To mitigate the risk of focusing solely on units per hour, constraint productivity should be reviewed alongside gross margin generated at the bottleneck. This means evaluating not just how many units are being produced, but how much profit they contribute. The calculation can be adapted as follows:

Profit-Weighted Constraint Productivity = Gross Margin per Hour / Bottleneck Hours Used

This approach gives a clearer picture of whether the bottleneck is being used to generate optimal value, not just volume.

Strategic Implications

A company that intelligently improves constraint productivity can achieve significant strategic benefits. Here are a few examples:

1. Capacity Expansion without Capital Investment: Enhancing productivity at the bottleneck increases output without needing new machinery or facilities. This is a cost-effective way to meet growing demand.

2. Improved Order Fulfillment: Higher constraint productivity enables faster turnaround times, improving customer satisfaction and competitiveness.

3. Resource Optimization: Efficient constraint management ensures that supporting operations are not under- or over-utilized, leading to better coordination across the production process.

4. Better Pricing Strategy: A company can take advantage of higher constraint productivity to adjust pricing strategies for high-demand, high-margin products.
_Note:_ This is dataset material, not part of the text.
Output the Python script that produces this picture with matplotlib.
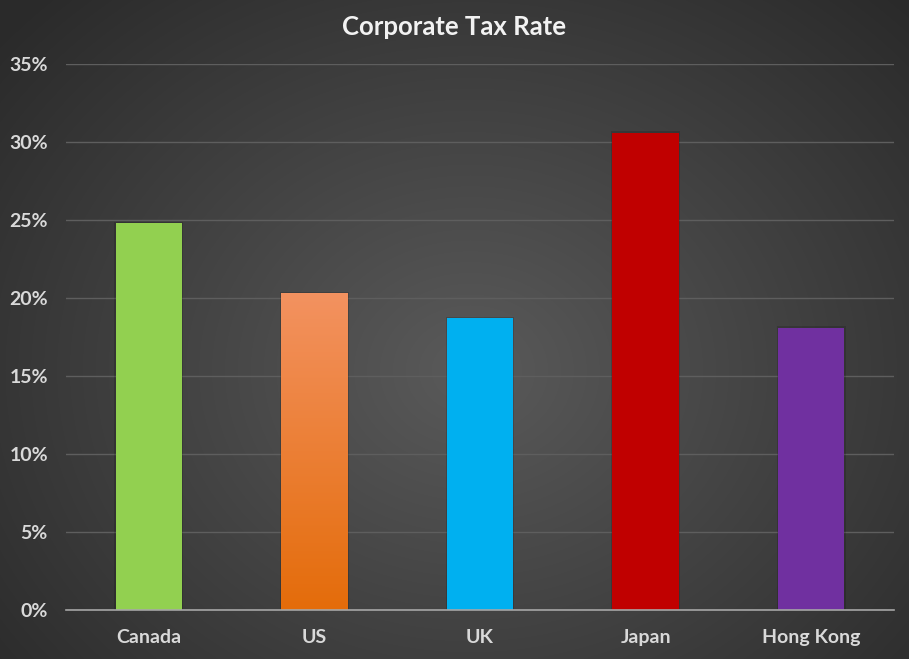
import numpy as np
import matplotlib
matplotlib.use("Agg")
import matplotlib.pyplot as plt
from matplotlib.ticker import FuncFormatter
import matplotlib.colors as mcolors

categories = ["Canada", "US", "UK", "Japan", "Hong Kong"]
tax_rates = [24.8, 20.3, 18.7, 30.6, 18.1]
bar_colors = ["#92D050", "#E46C0A", "#00B0F0", "#C00000", "#7030A0"]
y_ticks = [0, 5, 10, 15, 20, 25, 30, 35]

plt.rcParams['font.family'] = ['Lato', 'DejaVu Sans']

W, H = 909, 659
fig = plt.figure(figsize=(W / 100, H / 100), dpi=100)

# radial gradient background
bg = fig.add_axes([0, 0, 1, 1])
yy, xx = np.mgrid[0:H, 0:W]
cx, cy = 470, 370
r = np.sqrt(((xx - cx) / 620.0) ** 2 + ((yy - cy) / 520.0) ** 2)
r = np.clip(r, 0, 1)
inner = np.array([0x5a, 0x5a, 0x5a]) / 255
outer = np.array([0x2a, 0x2a, 0x2a]) / 255
img = inner[None, None, :] * (1 - r[..., None]) + outer[None, None, :] * r[..., None]
bg.imshow(img, extent=[0, W, H, 0], aspect='auto')
bg.set_xlim(0, W)
bg.set_ylim(H, 0)
bg.axis('off')

ax = fig.add_axes([66 / W, 49 / H, 828 / W, (610 - 64) / H])
ax.set_facecolor('none')
x = np.arange(len(categories))

# subtle shadows
ax.bar(x, [v + 0.08 for v in tax_rates], width=0.415, color='black', alpha=0.15, zorder=2)
bars = ax.bar(x, tax_rates, width=0.4, color=bar_colors, zorder=3)

# gradient on US bar
b = bars[1]
grad = np.linspace(0, 1, 256)[:, None]
top = np.array(mcolors.to_rgb("#F39260"))
bot = np.array(mcolors.to_rgb("#E46C0A"))
gimg = top[None, None, :] * (1 - grad[..., None]) + bot[None, None, :] * grad[..., None]
gimg = np.repeat(gimg, 2, axis=1)
im = ax.imshow(gimg, extent=[b.get_x(), b.get_x() + b.get_width(), 0, b.get_height()],
               aspect='auto', zorder=4, origin='upper')
im.set_clip_path(b)

ax.set_xlim(-0.5, len(categories) - 0.5)
ax.set_ylim(0, 35)
ax.set_yticks(y_ticks)
ax.yaxis.set_major_formatter(FuncFormatter(lambda v, p: f"{int(v)}%"))
ax.set_xticks(x)
ax.set_xticklabels(categories)
ax.grid(axis='y', color='#5e5e5e', linewidth=1, zorder=0)
ax.set_axisbelow(True)
for s in ['top', 'right', 'left']:
    ax.spines[s].set_visible(False)
ax.spines['bottom'].set_color('#a6a6a6')
ax.spines['bottom'].set_linewidth(1.2)
ax.spines['bottom'].set_zorder(5)
ax.tick_params(axis='both', length=0, colors='#d9d9d9', labelsize=14)
ax.tick_params(axis='x', pad=14)
ax.tick_params(axis='y', pad=13)
for lab in ax.get_xticklabels() + ax.get_yticklabels():
    lab.set_fontweight('bold')
    lab.set_color('#d9d9d9')

fig.text(0.5, 1 - 27 / H, "Corporate Tax Rate", ha='center', va='center',
         fontsize=18.5, fontweight='bold', color='#f2f2f2')

fig.savefig("out.png", dpi=100)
Tools and Techniques for Improving Constraint Productivity

Several operational strategies can improve constraint productivity:

• Setup Time Reduction: Streamlining the setup process increases available production time.
• Scheduling Optimization: Prioritizing high-margin products through the bottleneck increases profitability.
• Maintenance Management: Preventive maintenance minimizes downtime at the bottleneck.
• Training and Skill Development: Skilled workers reduce error rates and improve throughput.
• Lean Manufacturing Techniques: Identifying and eliminating waste ensures better flow and faster processing.

The Role of Technology

Modern digital tools can significantly aid in improving constraint productivity:

• Real-time Monitoring: Sensors and dashboards can alert managers to performance drops at the bottleneck.
• Advanced Analytics: Predictive analytics can forecast when the bottleneck might fail or underperform.
• Simulation Tools: Modeling production lines can help determine the best strategy for optimizing constraint performance.

Conclusion

Constraint productivity is a powerful yet simple measurement that serves as a focal point for operational excellence. When managers understand where the bottleneck is, and how to measure its output per hour, they can make informed decisions that enhance efficiency and profitability. However, the value of this metric is fully realized only when it is used in conjunction with an analysis of gross margin, product mix, and strategic priorities.

The example of the Aboriginal Paintwork Company illustrates the importance of analyzing per-hour productivity trends rather than being misled by total outputs. It also shows the necessity of questioning assumptions and aligning productivity improvements with profit-generating outcomes.

Ultimately, businesses that strategically manage their constraints not only increase their current performance but also build a more flexible and responsive operation that can adapt to changes in demand, market conditions, and competitive pressures. Constraint productivity should thus be at the heart of continuous improvement programs, lean initiatives, and strategic operational planning.